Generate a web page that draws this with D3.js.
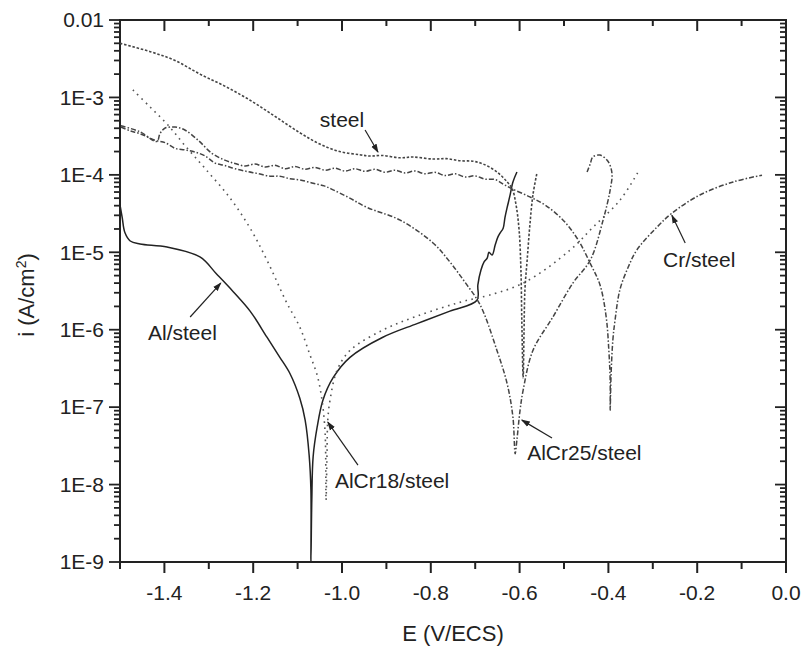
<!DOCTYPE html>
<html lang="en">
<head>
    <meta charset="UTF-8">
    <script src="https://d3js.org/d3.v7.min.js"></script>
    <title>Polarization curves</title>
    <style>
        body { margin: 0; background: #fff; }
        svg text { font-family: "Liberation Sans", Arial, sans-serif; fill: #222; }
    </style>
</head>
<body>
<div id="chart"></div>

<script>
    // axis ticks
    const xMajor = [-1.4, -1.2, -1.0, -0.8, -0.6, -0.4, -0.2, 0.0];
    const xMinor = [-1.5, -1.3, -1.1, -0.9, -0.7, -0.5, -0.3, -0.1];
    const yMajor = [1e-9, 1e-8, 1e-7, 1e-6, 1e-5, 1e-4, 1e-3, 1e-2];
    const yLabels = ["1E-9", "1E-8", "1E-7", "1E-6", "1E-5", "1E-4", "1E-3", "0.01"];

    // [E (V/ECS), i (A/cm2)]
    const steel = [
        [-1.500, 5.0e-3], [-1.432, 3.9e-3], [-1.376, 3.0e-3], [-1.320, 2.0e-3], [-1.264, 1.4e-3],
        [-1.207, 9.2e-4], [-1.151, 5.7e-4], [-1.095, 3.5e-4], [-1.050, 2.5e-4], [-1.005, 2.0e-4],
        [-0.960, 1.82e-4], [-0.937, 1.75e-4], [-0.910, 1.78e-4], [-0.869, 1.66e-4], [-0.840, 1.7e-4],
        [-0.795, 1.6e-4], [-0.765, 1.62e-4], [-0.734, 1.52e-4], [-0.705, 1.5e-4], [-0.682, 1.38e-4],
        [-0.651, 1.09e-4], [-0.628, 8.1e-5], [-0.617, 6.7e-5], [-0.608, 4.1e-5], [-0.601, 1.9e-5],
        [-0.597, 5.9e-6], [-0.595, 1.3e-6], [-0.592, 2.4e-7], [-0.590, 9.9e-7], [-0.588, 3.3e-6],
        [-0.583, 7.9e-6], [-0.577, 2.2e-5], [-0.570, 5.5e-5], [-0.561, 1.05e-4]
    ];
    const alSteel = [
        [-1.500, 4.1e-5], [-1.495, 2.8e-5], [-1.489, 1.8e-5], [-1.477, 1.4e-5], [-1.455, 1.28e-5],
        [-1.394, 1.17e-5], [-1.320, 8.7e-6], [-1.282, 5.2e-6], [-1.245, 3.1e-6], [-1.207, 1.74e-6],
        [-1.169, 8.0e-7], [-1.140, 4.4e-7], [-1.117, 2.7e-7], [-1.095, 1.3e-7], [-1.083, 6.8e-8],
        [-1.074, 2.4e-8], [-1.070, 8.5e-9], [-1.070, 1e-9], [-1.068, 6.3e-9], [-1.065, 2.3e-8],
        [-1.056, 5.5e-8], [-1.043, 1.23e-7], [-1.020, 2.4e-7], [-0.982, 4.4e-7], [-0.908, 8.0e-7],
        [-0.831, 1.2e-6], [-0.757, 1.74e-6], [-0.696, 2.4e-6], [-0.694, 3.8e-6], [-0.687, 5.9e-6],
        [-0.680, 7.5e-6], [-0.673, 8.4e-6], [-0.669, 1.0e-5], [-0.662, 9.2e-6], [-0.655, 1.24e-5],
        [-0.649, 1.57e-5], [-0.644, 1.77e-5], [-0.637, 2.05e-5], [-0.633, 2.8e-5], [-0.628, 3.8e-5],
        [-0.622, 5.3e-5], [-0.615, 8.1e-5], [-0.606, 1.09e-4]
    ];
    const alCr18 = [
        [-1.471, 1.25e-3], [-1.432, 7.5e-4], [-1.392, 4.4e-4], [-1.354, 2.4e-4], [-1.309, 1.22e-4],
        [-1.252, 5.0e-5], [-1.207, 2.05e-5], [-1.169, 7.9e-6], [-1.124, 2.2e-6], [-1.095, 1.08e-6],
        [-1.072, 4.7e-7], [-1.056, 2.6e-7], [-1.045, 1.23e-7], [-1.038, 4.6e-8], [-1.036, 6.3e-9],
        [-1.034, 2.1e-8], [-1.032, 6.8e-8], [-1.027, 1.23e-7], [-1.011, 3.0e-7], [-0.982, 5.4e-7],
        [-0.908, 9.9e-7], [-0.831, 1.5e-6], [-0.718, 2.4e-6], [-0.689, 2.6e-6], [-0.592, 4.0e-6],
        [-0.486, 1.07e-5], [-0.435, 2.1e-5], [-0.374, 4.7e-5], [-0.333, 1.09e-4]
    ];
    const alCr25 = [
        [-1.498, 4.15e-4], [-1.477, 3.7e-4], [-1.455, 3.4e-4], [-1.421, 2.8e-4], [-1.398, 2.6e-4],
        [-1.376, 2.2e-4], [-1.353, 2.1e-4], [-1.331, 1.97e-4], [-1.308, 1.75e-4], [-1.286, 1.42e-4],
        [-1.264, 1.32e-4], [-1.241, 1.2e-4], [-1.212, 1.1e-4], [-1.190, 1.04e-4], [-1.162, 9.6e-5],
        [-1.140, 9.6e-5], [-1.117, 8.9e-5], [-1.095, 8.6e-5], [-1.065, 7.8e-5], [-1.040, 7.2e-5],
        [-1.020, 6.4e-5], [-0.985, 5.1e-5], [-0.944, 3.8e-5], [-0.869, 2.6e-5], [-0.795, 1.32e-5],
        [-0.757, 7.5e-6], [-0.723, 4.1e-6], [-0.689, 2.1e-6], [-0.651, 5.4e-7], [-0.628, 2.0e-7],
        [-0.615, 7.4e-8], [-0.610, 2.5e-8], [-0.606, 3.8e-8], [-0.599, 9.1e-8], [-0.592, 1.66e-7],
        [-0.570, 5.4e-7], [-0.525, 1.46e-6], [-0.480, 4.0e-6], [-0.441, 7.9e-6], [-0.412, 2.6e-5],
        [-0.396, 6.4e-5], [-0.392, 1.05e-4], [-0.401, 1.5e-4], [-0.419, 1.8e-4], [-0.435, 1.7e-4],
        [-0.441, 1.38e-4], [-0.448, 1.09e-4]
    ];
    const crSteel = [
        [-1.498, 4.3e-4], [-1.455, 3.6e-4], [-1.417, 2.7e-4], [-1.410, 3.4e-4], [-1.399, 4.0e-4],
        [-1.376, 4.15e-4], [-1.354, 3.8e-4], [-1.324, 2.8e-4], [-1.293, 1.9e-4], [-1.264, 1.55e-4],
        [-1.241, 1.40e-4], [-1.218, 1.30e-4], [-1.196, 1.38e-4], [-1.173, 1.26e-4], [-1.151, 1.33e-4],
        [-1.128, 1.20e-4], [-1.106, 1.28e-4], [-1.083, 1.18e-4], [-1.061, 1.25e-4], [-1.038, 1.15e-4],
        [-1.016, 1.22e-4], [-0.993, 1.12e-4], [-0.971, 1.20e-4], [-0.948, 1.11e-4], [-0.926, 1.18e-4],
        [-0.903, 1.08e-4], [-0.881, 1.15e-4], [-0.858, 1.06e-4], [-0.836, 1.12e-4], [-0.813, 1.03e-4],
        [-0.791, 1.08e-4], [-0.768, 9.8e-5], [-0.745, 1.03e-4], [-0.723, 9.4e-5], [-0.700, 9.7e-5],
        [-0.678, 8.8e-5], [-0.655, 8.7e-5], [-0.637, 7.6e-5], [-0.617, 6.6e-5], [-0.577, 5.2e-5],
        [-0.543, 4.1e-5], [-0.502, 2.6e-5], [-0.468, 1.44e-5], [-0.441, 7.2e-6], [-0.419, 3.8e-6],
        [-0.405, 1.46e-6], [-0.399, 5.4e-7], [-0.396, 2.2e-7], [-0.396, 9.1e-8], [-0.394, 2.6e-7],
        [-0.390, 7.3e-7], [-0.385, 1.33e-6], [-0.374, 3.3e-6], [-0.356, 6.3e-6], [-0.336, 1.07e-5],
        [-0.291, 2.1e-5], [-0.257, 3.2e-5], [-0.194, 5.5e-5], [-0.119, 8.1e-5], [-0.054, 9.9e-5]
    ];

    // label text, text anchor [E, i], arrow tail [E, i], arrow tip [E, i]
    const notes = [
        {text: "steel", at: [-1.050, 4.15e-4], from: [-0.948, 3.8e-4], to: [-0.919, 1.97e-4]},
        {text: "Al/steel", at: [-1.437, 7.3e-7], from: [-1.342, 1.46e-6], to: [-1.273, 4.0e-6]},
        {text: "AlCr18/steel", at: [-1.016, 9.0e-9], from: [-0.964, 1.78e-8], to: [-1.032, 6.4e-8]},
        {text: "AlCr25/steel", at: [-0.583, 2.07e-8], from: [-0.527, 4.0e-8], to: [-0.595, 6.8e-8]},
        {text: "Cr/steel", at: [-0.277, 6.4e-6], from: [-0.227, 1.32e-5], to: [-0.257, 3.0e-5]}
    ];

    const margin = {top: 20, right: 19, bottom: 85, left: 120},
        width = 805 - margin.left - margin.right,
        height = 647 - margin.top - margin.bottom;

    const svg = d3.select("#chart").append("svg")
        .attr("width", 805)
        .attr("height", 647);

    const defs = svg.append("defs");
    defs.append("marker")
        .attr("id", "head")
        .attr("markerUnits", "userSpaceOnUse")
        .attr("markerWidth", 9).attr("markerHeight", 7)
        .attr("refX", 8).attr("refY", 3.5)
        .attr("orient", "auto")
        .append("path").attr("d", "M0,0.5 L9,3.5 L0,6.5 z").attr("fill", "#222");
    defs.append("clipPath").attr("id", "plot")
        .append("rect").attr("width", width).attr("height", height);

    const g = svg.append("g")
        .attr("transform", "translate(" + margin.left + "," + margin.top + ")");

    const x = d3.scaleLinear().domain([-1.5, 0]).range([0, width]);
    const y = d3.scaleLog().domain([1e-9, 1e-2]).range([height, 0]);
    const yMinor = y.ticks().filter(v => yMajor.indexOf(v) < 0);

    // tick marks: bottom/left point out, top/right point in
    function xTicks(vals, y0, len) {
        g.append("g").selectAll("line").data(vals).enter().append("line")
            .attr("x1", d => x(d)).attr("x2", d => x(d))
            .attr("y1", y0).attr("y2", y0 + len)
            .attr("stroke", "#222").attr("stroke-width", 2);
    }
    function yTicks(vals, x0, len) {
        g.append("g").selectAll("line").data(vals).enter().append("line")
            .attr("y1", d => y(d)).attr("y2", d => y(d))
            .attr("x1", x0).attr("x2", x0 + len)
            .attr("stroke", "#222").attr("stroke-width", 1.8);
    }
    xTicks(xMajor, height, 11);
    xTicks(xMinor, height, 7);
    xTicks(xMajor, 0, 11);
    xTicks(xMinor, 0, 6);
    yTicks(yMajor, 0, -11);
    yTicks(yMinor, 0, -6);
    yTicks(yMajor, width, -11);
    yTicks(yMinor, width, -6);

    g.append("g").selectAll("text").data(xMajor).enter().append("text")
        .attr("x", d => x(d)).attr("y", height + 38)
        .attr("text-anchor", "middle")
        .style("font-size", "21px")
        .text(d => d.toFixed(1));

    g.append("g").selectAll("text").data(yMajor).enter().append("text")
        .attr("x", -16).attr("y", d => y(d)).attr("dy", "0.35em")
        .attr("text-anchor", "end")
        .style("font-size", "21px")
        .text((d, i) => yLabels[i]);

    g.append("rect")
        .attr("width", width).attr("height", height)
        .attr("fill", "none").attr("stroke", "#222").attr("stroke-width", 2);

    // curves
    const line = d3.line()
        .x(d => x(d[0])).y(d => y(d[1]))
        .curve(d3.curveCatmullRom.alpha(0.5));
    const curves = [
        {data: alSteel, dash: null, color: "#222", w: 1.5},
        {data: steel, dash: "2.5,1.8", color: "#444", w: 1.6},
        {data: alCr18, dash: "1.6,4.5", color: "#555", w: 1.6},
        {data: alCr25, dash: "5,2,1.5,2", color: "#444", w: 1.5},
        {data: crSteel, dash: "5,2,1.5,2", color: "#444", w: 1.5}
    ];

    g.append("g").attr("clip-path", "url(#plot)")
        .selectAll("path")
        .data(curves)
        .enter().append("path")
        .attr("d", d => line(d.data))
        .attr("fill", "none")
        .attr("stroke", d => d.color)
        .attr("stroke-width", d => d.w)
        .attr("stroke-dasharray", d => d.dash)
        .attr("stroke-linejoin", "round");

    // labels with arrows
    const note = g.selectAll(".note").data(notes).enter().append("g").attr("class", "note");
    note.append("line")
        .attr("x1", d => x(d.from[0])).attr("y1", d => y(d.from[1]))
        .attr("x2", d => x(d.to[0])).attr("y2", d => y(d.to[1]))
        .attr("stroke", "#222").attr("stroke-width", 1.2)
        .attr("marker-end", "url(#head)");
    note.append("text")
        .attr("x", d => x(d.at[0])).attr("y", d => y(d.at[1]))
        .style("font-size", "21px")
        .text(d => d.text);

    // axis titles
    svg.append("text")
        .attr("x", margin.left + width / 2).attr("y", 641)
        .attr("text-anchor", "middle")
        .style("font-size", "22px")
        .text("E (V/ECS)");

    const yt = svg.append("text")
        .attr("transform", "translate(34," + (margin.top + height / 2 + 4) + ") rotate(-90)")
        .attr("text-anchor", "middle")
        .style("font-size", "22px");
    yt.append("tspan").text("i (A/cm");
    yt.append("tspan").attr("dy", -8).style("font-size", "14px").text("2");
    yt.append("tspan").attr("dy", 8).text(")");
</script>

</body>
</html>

········

TO DO:
Look for lines containing the string "with" and copy them all.

THE COMPLETED TASK:
Generate a web page that draws this with D3.js.
    // labels with arrows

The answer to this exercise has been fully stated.